Introduction to Neural Networks

Computational model used in machine learning, based on connected, hierarchical functions.

Neural Networks are a set of algorithms, modeled loosely after the human brain, designed to recognize patterns. They interpret sensory data through a kind of machine perception, labeling or clustering raw input. The patterns they recognize are numerical, contained in vectors, into which all real-world data, be it images, sound, text or time series, must be translated.

Understanding the Concept of Neural Networks

Neural Networks are a fundamental part of artificial intelligence (AI). They are designed to simulate the behavior of the human brain—albeit far from matching its ability—, with the goal of making it easier for computers to understand and interpret a variety of complex data inputs.

Structure and Components of Neural Networks

Neural Networks are composed of layers of computational units called neurons, or nodes. Each layer is fully connected to the next one, meaning each neuron in a layer is connected to all neurons in the next layer. The main components of Neural Networks are:

• Neurons: These are the basic units of a neural network. They take inputs, and based on these inputs they produce an output.

• Weights and Biases: Weights are the strength or amplitude of the input signal, and biases help to adjust the output along with the weighted sum of the inputs to the neuron.

• Activation Functions: These determine the output of a neural network. Their main purpose is to convert an input signal of a node in a neural network to an output signal. That output signal is used as an input in the next layer in the stack.

Types of Neural Networks

There are several types of neural networks, each of which has a specific use case and is structured in a different way. Here are a few types:

• Feedforward Neural Networks: The information in this type of neural network moves in only one direction—forward—from the input nodes, through the hidden nodes (if any) and to the output nodes. There are no cycles or loops in the network.

• Radial Basis Function Neural Networks: These networks can, in a way, be considered as a variant of the feedforward neural network. They have the same structure as a feedforward neural network except for the radial basis function used as activation function in the hidden layer neurons.

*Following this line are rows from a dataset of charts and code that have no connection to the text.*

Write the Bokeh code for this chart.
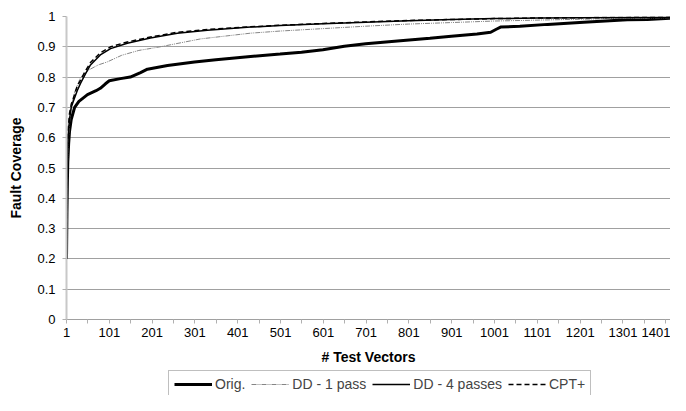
from bokeh.plotting import figure
from bokeh.layouts import column
from bokeh.models import Range1d, FixedTicker, CustomJSTickFormatter, Legend, LegendItem
from bokeh.embed import file_html
from bokeh.resources import INLINE

# ---- data ----
orig_x = [1, 2, 3, 4, 6, 8, 12, 20, 30, 50, 70, 80, 92, 101, 127, 150, 174, 190, 237, 300,
          350, 431, 500, 550, 600, 650, 700, 781, 850, 900, 960, 992, 1005, 1015, 1060,
          1125, 1209, 1260, 1311, 1358, 1400, 1452]
orig_y = [0.20, 0.35, 0.45, 0.52, 0.58, 0.62, 0.66, 0.70, 0.72, 0.742, 0.755, 0.763, 0.778,
          0.788, 0.795, 0.80, 0.815, 0.826, 0.838, 0.850, 0.857, 0.868, 0.876, 0.882,
          0.890, 0.902, 0.910, 0.920, 0.928, 0.935, 0.942, 0.948, 0.958, 0.965, 0.968,
          0.974, 0.981, 0.985, 0.989, 0.990, 0.993, 0.998]

dd1_x = [1, 2, 3, 5, 8, 12, 20, 34, 55, 75, 96, 130, 170, 220, 314, 431, 500, 600, 700,
         800, 900, 1000, 1100, 1200, 1300, 1452]
dd1_y = [0.22, 0.40, 0.50, 0.59, 0.65, 0.70, 0.75, 0.80, 0.825, 0.840, 0.850, 0.872, 0.888,
         0.900, 0.926, 0.945, 0.952, 0.960, 0.968, 0.975, 0.980, 0.985, 0.988, 0.991,
         0.994, 0.997]

dd4_x = [1, 2, 3, 5, 8, 12, 17, 26, 34, 45, 57, 80, 104, 143, 197, 260, 330, 431, 500,
         600, 700, 800, 900, 1000, 1100, 1200, 1300, 1452]
dd4_y = [0.25, 0.42, 0.52, 0.61, 0.66, 0.70, 0.72, 0.755, 0.78, 0.81, 0.84, 0.873, 0.894,
         0.912, 0.929, 0.945, 0.955, 0.965, 0.970, 0.976, 0.981, 0.986, 0.990, 0.993,
         0.995, 0.996, 0.997, 0.998]

cpt_x = [1, 2, 3, 5, 8, 12, 17, 26, 34, 45, 57, 80, 104, 143, 197, 260, 330, 431, 500,
         600, 700, 800, 900, 1000, 1100, 1200, 1300, 1452]
cpt_y = [0.28, 0.45, 0.55, 0.63, 0.68, 0.71, 0.73, 0.77, 0.79, 0.82, 0.848, 0.880, 0.900,
         0.916, 0.932, 0.948, 0.957, 0.966, 0.971, 0.977, 0.982, 0.987, 0.990, 0.993,
         0.995, 0.996, 0.997, 0.998]

x_ticks = [1, 101, 201, 301, 401, 501, 601, 701, 801, 901, 1001, 1101, 1201, 1301, 1401]
x_minor = [51, 151, 251, 351, 451, 551, 651, 751, 851, 951, 1051, 1151, 1251, 1351]
y_ticks = [0, 0.1, 0.2, 0.3, 0.4, 0.5, 0.6, 0.7, 0.8, 0.9, 1.0]

series_names = ["Orig.", "DD - 1 pass", "DD - 4 passes", "CPT+"]

FONT = "Liberation Sans"

# line styles: (color, width, dash)
styles = [("black", 3, "solid"),
          ("#858585", 1, "5 1 1 1 1 1"),
          ("black", 1.5, "solid"),
          ("black", 1.5, "5 3")]

p = figure(width=670, height=369, output_backend="svg", toolbar_location=None,
           x_range=Range1d(1, 1412), y_range=Range1d(0, 1),
           min_border_left=66, min_border_top=16, min_border_right=0, min_border_bottom=50)
p.outline_line_color = None
p.background_fill_color = "white"
p.border_fill_color = "white"

p.xgrid.grid_line_color = None
p.ygrid.ticker = FixedTicker(ticks=y_ticks)
p.ygrid.grid_line_color = "#a0a0a0"
p.ygrid.grid_line_width = 1

p.xaxis.ticker = FixedTicker(ticks=x_ticks, minor_ticks=x_minor)
p.yaxis.ticker = FixedTicker(ticks=y_ticks)
p.yaxis.formatter = CustomJSTickFormatter(code="return (Math.round(tick*10)/10).toString();")

for ax in (p.xaxis[0], p.yaxis[0]):
    ax.major_label_text_font = FONT
    ax.major_label_text_font_size = "13px"
    ax.major_label_text_color = "black"
    ax.axis_label_text_font = FONT
    ax.axis_label_text_font_size = "14px"
    ax.axis_label_text_font_style = "bold"
    ax.axis_label_text_color = "black"
    ax.major_tick_in = 0
    ax.major_tick_out = 4
    ax.minor_tick_in = 0

p.xaxis.axis_label = "# Test Vectors"
p.yaxis.axis_label = "Fault Coverage"

p.xaxis.axis_line_color = "#a0a0a0"
p.xaxis.major_tick_line_color = "#b0b0b0"
p.xaxis.minor_tick_line_color = "#b0b0b0"
p.xaxis.minor_tick_out = 4
p.xaxis.major_label_standoff = 4
p.xaxis.axis_label_standoff = 9

p.yaxis.axis_line_color = "#c8c8c8"
p.yaxis.axis_line_width = 2
p.yaxis.major_tick_line_color = "#b0b0b0"
p.yaxis.minor_tick_line_color = None
p.yaxis.major_label_standoff = 7
p.yaxis.axis_label_standoff = 10

series = [(orig_x, orig_y), (dd1_x, dd1_y), (dd4_x, dd4_y), (cpt_x, cpt_y)]
for (xs, ys), (c, w, d) in zip(series, styles):
    p.line(xs, ys, line_color=c, line_width=w, line_dash=d)

# legend strip below the chart (renderers hold no visible data; they only supply legend swatches)
lg = figure(width=670, height=26, output_backend="svg", toolbar_location=None,
            x_range=Range1d(0, 1), y_range=Range1d(0, 1),
            min_border_left=0, min_border_right=0, min_border_top=0, min_border_bottom=0)
lg.axis.visible = False
lg.grid.visible = False
lg.outline_line_color = None
lg.border_fill_color = "white"
nan = float("nan")
lg_renderers = [lg.line([nan], [nan], line_color=c, line_width=w, line_dash=d) for (c, w, d) in styles]

legend = Legend(items=[LegendItem(label=n, renderers=[r]) for n, r in zip(series_names, lg_renderers)],
                orientation="horizontal", location=(102, -3),
                label_text_font=FONT, label_text_font_size="14px",
                glyph_width=38, glyph_height=16, label_standoff=3, spacing=6,
                padding=5, margin=0, border_line_color="#808080", border_line_width=1,
                background_fill_color="white", background_fill_alpha=1.0)
lg.add_layout(legend)

layout = column(p, lg, spacing=0)
open("out.html", "w").write(file_html(layout, INLINE))
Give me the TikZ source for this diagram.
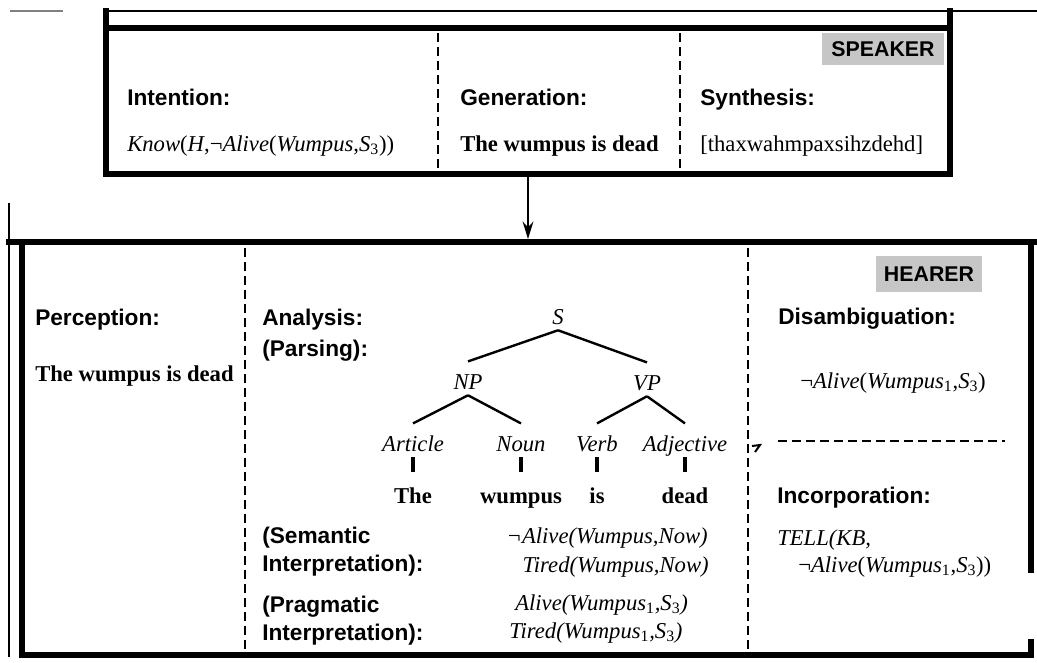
\documentclass[tikz,border=0pt]{standalone}
\usepackage{fontspec}
\setmainfont{Liberation Serif}
\setsansfont{Liberation Sans}
\usetikzlibrary{arrows.meta}
\newcommand{\sbs}[1]{\textsubscript{\upshape #1}}
\tikzset{
  lab/.style={font=\sffamily\bfseries\fontsize{17}{20}\selectfont, anchor=base west, inner sep=0pt},
  txt/.style={font=\fontsize{17}{20}\selectfont, anchor=base west, inner sep=0pt},
  btxt/.style={font=\bfseries\fontsize{17}{20}\selectfont, anchor=base west, inner sep=0pt},
  tree/.style={font=\itshape\fontsize{17}{20}\selectfont, anchor=base, inner xsep=0pt, inner ysep=4.5pt, text height=16pt, text depth=0pt},
  word/.style={font=\bfseries\fontsize{17}{20}\selectfont, anchor=base, inner sep=0pt, text height=23pt, text depth=0pt},
  tag/.style={fill=gray!45, font=\sffamily\bfseries\fontsize{16}{18}\selectfont, inner sep=0pt},
  thickline/.style={line width=4.5pt, line cap=rect},
  thinline/.style={line width=1.2pt},
  sep/.style={line width=1.6pt, dash pattern=on 7pt off 3.5pt},
  hsep/.style={line width=2pt, dash pattern=on 7pt off 3.5pt},
  edge/.style={line width=1.8pt},
  bar/.style={line width=2.4pt}
}
\begin{document}
\begin{tikzpicture}[x=0.75pt,y=-0.75pt]
\useasboundingbox (0,0) rectangle (1037,662);
% ---------- speaker box ----------
\coordinate (tl0) at (10,11); \coordinate (tl1) at (63,11);
\draw[thinline, gray] (tl0) -- (tl1);
\coordinate (sTL) at (106,11); \coordinate (sTR) at (950,11); \coordinate (sEdge) at (1037,11);
\coordinate (sBL) at (106,174); \coordinate (sBR) at (950,174);
\coordinate (sML) at (106,28); \coordinate (sMR) at (950,28);
\draw[line width=1.8pt] (sTL) -- (sEdge);
\draw[thickline] (sTL) -- (sBL) -- (sBR) -- (sTR);
\draw[thickline] (sML) -- (sMR);
\coordinate (d1a) at (438,33); \coordinate (d1b) at (438,170);
\coordinate (d2a) at (680,33); \coordinate (d2b) at (680,170);
\draw[sep] (d1a) -- (d1b);
\draw[sep] (d2a) -- (d2b);
\node[tag, minimum width=92pt, minimum height=24pt] (speaker) at (883,49) {SPEAKER};
\node[lab] (intent) at (127,105) {Intention:};
\node[lab] (gen) at (460,105) {Generation:};
\node[lab] (syn) at (700,105) {Synthesis:};
\node[txt] (know) at (127,151) {\textit{Know}(\textit{H},¬\textit{Alive}(\textit{Wumpus},\textit{S}\sbs{3}))};
\node[btxt] (gentext) at (460,151) {The wumpus is dead};
\node[txt] (syntext) at (700,151) {[thaxwahmpaxsihzdehd]};
% ---------- arrow ----------
\coordinate (arrS) at (528,177); \coordinate (arrE) at (528,239);
\draw[edge, -{Stealth[length=13pt,width=8pt]}] (arrS) -- (arrE);
% ---------- hearer box ----------
\coordinate (hOut0) at (9,203); \coordinate (hOut1) at (9,657);
\draw[thinline] (hOut0) -- (hOut1);
\coordinate (hTL) at (9,242); \coordinate (hTR) at (1037,242);
\draw[thickline] (hTL) -- (hTR);
\coordinate (hL0) at (22,242); \coordinate (hL1) at (22,655);
\coordinate (hB1) at (1031,655);
\draw[thickline] (hL0) -- (hL1) -- (hB1);
\coordinate (hR0) at (1031,242); \coordinate (hR1) at (1031,570);
\draw[thickline] (hR0) -- (hR1);
\coordinate (hR2) at (1031,642);
\draw[thickline] (hR2) -- (hB1);
\coordinate (e1a) at (245,248); \coordinate (e1b) at (245,652);
\coordinate (e2a) at (748,248); \coordinate (e2b) at (748,652);
\draw[sep] (e1a) -- (e1b);
\draw[sep] (e2a) -- (e2b);
\coordinate (mk0) at (752,446); \coordinate (mk1) at (760,445); \coordinate (mk2) at (755,452);
\draw[line width=1.5pt] (mk0) -- (mk1) -- (mk2);
\coordinate (hd0) at (778,441); \coordinate (hd1) at (1005,441);
\draw[hsep] (hd0) -- (hd1);
% left column
\node[lab] (perc) at (35,325) {Perception:};
\node[btxt] (perctext) at (35,381) {The wumpus is dead};
% middle column
\node[lab] (anal) at (262,325) {Analysis:};
\node[lab] (pars) at (262,356) {(Parsing):};
\node[lab] (sem1) at (262,543) {(Semantic};
\node[lab] (sem2) at (262,571) {Interpretation):};
\node[lab] (prag1) at (262,612) {(Pragmatic};
\node[lab] (prag2) at (262,640) {Interpretation):};
% tree
\node[tree] (S) at (558,324) {S};
\node[tree] (NP) at (468,389) {NP};
\node[tree] (VP) at (647,390) {VP};
\node[tree] (Art) at (413,451) {Article};
\node[tree] (Noun) at (521,451) {Noun};
\node[tree] (Verb) at (597,451) {Verb};
\node[tree] (Adj) at (685,451) {Adjective};
\node[word] (The) at (413,503) {The};
\node[word] (wumpus) at (521,503) {wumpus};
\node[word] (is) at (597,503) {is};
\node[word] (dead) at (685,503) {dead};
\draw[edge] (S.south) -- (NP.north);
\draw[edge] (S.south) -- (VP.north);
\draw[edge] (NP.south) -- (Art.north);
\draw[edge] (NP.south) -- (Noun.north);
\draw[edge] (VP.south) -- (Verb.north);
\draw[edge] (VP.south) -- (Adj.north);
\draw[bar] (Art.south) -- (The.north);
\draw[bar] (Noun.south) -- (wumpus.north);
\draw[bar] (Verb.south) -- (is.north);
\draw[bar] (Adj.south) -- (dead.north);
\node[txt, anchor=base east] (f1) at (708,543) {\textit{¬Alive(Wumpus,Now)}};
\node[txt, anchor=base east] (f2) at (709,572) {\textit{Tired(Wumpus,Now)}};
\node[txt] (f3) at (515,610) {\textit{Alive(Wumpus\sbs{1},S\sbs{3})}};
\node[txt] (f4) at (509,638) {\textit{Tired(Wumpus\sbs{1},S\sbs{3})}};
% right column
\node[tag, minimum width=79pt, minimum height=27pt] (hearer) at (929,274) {HEARER};
\node[lab] (dis) at (778,324) {Disambiguation:};
\node[txt] (disf) at (800,388) {¬\textit{Alive}(\textit{Wumpus}\sbs{1},\textit{S}\sbs{3})};
\node[lab] (inc) at (777,503) {Incorporation:};
\node[txt] (tell) at (777,545) {\textit{TELL(KB,}};
\node[txt] (tellf) at (798,572) {¬\textit{Alive}(\textit{Wumpus}\sbs{1},\textit{S}\sbs{3}))};
\end{tikzpicture}
\end{document}
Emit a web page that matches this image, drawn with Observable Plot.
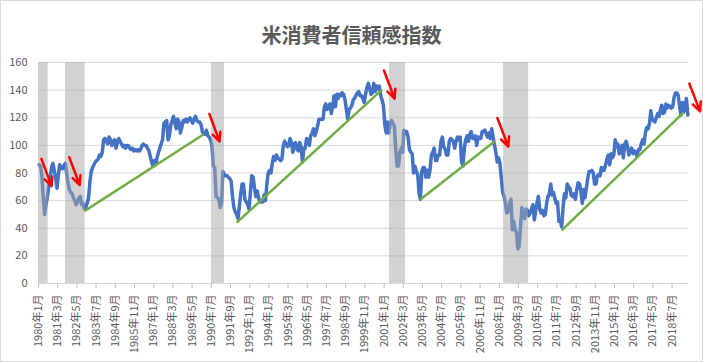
<!DOCTYPE html>
<html><head><meta charset="utf-8">
<script src="https://cdn.jsdelivr.net/npm/d3@7"></script>
<script src="https://cdn.jsdelivr.net/npm/@observablehq/plot@0.6"></script>
<style>
body{margin:0;background:#fff}
#chart svg{display:block;outline:1px solid #d9d9d9;outline-offset:-1px}
</style>
</head><body><div id="chart"></div>
<script>
const title = "米消費者信頼感指数";

// Monthly values, 1980-01 .. 2019-06 (one row per year)
const cci1980s = [
  86, 85, 78, 62, 50, 57, 63, 70, 76, 84, 87, 82,
  76, 69, 78, 86, 84, 83, 85, 87, 80, 73, 68, 66,
  65, 62, 60, 57, 59, 62, 63, 57, 58, 54, 55, 58,
  62, 74, 81, 84, 86, 88, 89, 90, 93, 92, 95, 104,
  105, 103, 101, 106, 104, 100, 103, 104, 98, 102, 105, 103,
  101, 99, 100, 98, 100, 100, 98, 97, 98, 96, 97, 96,
  97, 96, 97, 100, 101, 100, 100, 98, 96, 92, 88, 85,
  89, 86, 91, 95, 98, 101, 104, 116, 117, 118, 104, 107,
  115, 118, 121, 116, 112, 119, 117, 109, 113, 118, 117, 119,
  117, 119, 120, 118, 116, 119, 121, 118, 117, 117, 115, 110
];
const cci1990s = [
  108, 108, 111, 107, 106, 104, 100, 85, 84, 63, 62, 61,
  55, 59, 81, 79, 78, 78, 77, 76, 74, 63, 55, 52,
  50, 47, 56, 65, 72, 72, 61, 59, 57, 54, 66, 78,
  77, 69, 63, 67, 62, 59, 59, 59, 64, 60, 72, 80,
  82, 80, 87, 92, 89, 93, 91, 90, 89, 90, 100, 103,
  101, 99, 100, 105, 102, 95, 101, 102, 97, 96, 102, 99,
  88, 98, 98, 105, 104, 100, 107, 109, 112, 107, 110, 114,
  119, 119, 119, 119, 128, 130, 126, 128, 130, 123, 128, 136,
  128, 137, 134, 137, 136, 138, 137, 133, 126, 119, 126, 127,
  129, 133, 134, 136, 138, 139, 136, 136, 134, 131, 137, 142
];
const cci2000s = [
  145, 141, 137, 138, 145, 139, 143, 141, 143, 136, 133, 129,
  115, 109, 117, 109, 116, 118, 116, 114, 97, 85, 85, 95,
  98, 95, 111, 109, 110, 106, 97, 95, 94, 80, 85, 81,
  79, 65, 61, 81, 84, 84, 77, 82, 77, 82, 93, 95,
  98, 89, 89, 93, 93, 103, 106, 99, 97, 93, 93, 103,
  105, 104, 103, 98, 103, 106, 104, 106, 88, 85, 98, 104,
  107, 103, 108, 110, 105, 105, 107, 100, 106, 105, 105, 110,
  110, 111, 108, 106, 109, 105, 112, 106, 100, 95, 88, 91,
  87, 76, 66, 63, 58, 51, 52, 58, 61, 39, 45, 39,
  37, 25, 27, 41, 55, 49, 47, 54, 53, 49, 51, 54
];
const cci2010s = [
  57, 46, 52, 58, 63, 54, 51, 53, 49, 50, 58, 63,
  65, 72, 64, 66, 62, 58, 59, 45, 46, 41, 55, 65,
  62, 72, 70, 69, 64, 63, 65, 61, 68, 73, 72, 67,
  58, 68, 62, 69, 76, 81, 81, 82, 80, 72, 72, 78,
  79, 78, 84, 82, 82, 86, 90, 93, 86, 94, 91, 93,
  104, 99, 101, 94, 95, 100, 91, 101, 103, 99, 93, 96,
  98, 94, 96, 95, 92, 97, 97, 101, 104, 101, 109, 113,
  112, 116, 125, 119, 118, 117, 120, 123, 121, 126, 129, 123,
  124, 130, 127, 129, 128, 127, 128, 135, 138, 138, 136, 128,
  122, 131, 124, 129, 134, 122
];

const tickLabels = [
  "1980年1月","1981年3月","1982年5月","1983年7月","1984年9月","1985年11月",
  "1987年1月","1988年3月","1989年5月","1990年7月","1991年9月","1992年11月",
  "1994年1月","1995年3月","1996年5月","1997年7月","1998年9月","1999年11月",
  "2001年1月","2002年3月","2003年5月","2004年7月","2005年9月","2006年11月",
  "2008年1月","2009年3月","2010年5月","2011年7月","2012年9月","2013年11月",
  "2015年1月","2016年3月","2017年5月","2018年7月"
];
const yTicks = [0, 20, 40, 60, 80, 100, 120, 140, 160];

// Recession shading (start, end)
const recessionStart = ["1980-01-01", "1981-08-21", "1990-07-06", "2001-05-01", "2008-04-06"];
const recessionEnd   = ["1980-08-03", "1982-11-02", "1991-04-21", "2002-04-21", "2009-10-12"];

// Green trend lines (month, value)
const trendStart = ["1982-10", "1992-01", "2003-03", "2011-10"];
const trendStartValue = [52.4, 44.1, 60.8, 38.5];
const trendEnd = ["1990-01", "2000-11", "2007-09", "2019-03"];
const trendEndValue = [108.1, 140.4, 102.8, 123.9];

// Red arrows (date, value)
const arrowFrom = ["1980-03-07", "1981-11-13", "1990-05-22", "2000-12-28", "2007-11-19", "2019-07-19"];
const arrowFromValue = [90.2, 91.4, 122.7, 154.2, 119.8, 144.7];
const arrowTo = ["1980-10-16", "1982-07-04", "1991-01-01", "2001-08-22", "2008-07-19", "2020-03-13"];
const arrowToValue = [70.5, 71.3, 102.8, 133.8, 99.1, 124.6];

// ---- build tables ----
const values = [...cci1980s, ...cci1990s, ...cci2000s, ...cci2010s];
const series = values.map((v, i) => ({date: new Date(Date.UTC(1980, i, 16)), value: v}));
const monthMid = s => { const [y, m] = s.split("-").map(Number); return new Date(Date.UTC(y, m - 1, 16)); };
const day = s => new Date(s + "T00:00:00Z");
const tickDates = tickLabels.map(s => { const m = s.match(/(\d+)年(\d+)月/); return new Date(Date.UTC(+m[1], +m[2] - 1, 1)); });
const labelMap = new Map(tickDates.map((d, i) => [+d, tickLabels[i]]));
const bands = recessionStart.map((s, i) => ({x1: day(s), x2: day(recessionEnd[i])}));
const trends = trendStart.map((s, i) => ({x1: monthMid(s), y1: trendStartValue[i], x2: monthMid(trendEnd[i]), y2: trendEndValue[i]}));
const arrows = arrowFrom.map((s, i) => ({x1: day(s), y1: arrowFromValue[i], x2: day(arrowTo[i]), y2: arrowToValue[i]}));

const chart = Plot.plot({
  width: 703, height: 362,
  marginLeft: 38, marginRight: 15, marginTop: 62, marginBottom: 79,
  style: {fontFamily: "'Noto Sans CJK JP', sans-serif", fontSize: "11px", color: "#595959", background: "#fff", overflow: "visible"},
  x: {type: "utc", domain: [new Date(Date.UTC(1980, 0, 1)), new Date(Date.UTC(2019, 6, 1))], axis: null},
  y: {domain: [0, 160], axis: null},
  marks: [
    Plot.ruleY(yTicks, {stroke: "#d9d9d9", strokeWidth: 1}),
    Plot.axisY({ticks: yTicks, tickSize: 0, tickPadding: 11, fill: "#595959", fontSize: 11}),
    Plot.axisX({ticks: tickDates, tickFormat: d => labelMap.get(+d), tickRotate: -90, tickSize: 5, tickPadding: 6, stroke: "#bfbfbf", fill: "#595959", fontSize: 11}),
    Plot.lineY(series, {x: "date", y: "value", stroke: "#4472c4", strokeWidth: 3.5, strokeLinejoin: "round", strokeLinecap: "round"}),
    Plot.link(trends, {x1: "x1", y1: "y1", x2: "x2", y2: "y2", stroke: "#70ad47", strokeWidth: 2.5}),
    Plot.rect(bands, {x1: "x1", x2: "x2", y1: 0, y2: 160, fill: "#a6a6a6", fillOpacity: 0.5}),
    Plot.arrow(arrows, {x1: "x1", y1: "y1", x2: "x2", y2: "y2", stroke: "#ff0000", strokeWidth: 2.5, headLength: 9, headAngle: 50}),
    Plot.text([title], {text: d => d, frameAnchor: "top", dy: -34, dx: -12, fontSize: 20, fontWeight: "bold", fill: "#595959"})
  ]
});
document.getElementById("chart").appendChild(chart);
</script>
</body></html>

• Recurrent Neural Networks (RNN): Unlike feedforward neural networks, RNNs are not stateless; they have connections that have loops, adding feedback and memory to the networks over time. This memory allows this type of network to remember all the information about what has been calculated. It uses the same parameters for each input as it performs the same task on all the inputs or hidden layers to produce the output. This reduces the complexity of parameters, unlike other networks.

• Convolutional Neural Networks (CNN): These are mainly feedforward networks, where information moves from the input layer to the output layer. However, what makes CNNs different is their ability to automatically and adaptively learn spatial hierarchies of features.

The Concept of Backpropagation and Gradient Descent

Backpropagation is a method used to train neural networks by calculating the gradient of the loss function. This gradient is then used in an optimization process to adjust the parameters of the neural network in order to minimize the loss function.

Gradient Descent is an optimization algorithm that's used when training a machine learning model. It's based on a convex function and tweaks its parameters iteratively to minimize a given function to its local minimum.

In conclusion, neural networks are a crucial part of how modern AI functions by mimicking the workings of the human brain. Understanding them is key to understanding how we can make machines learn and make decisions like humans.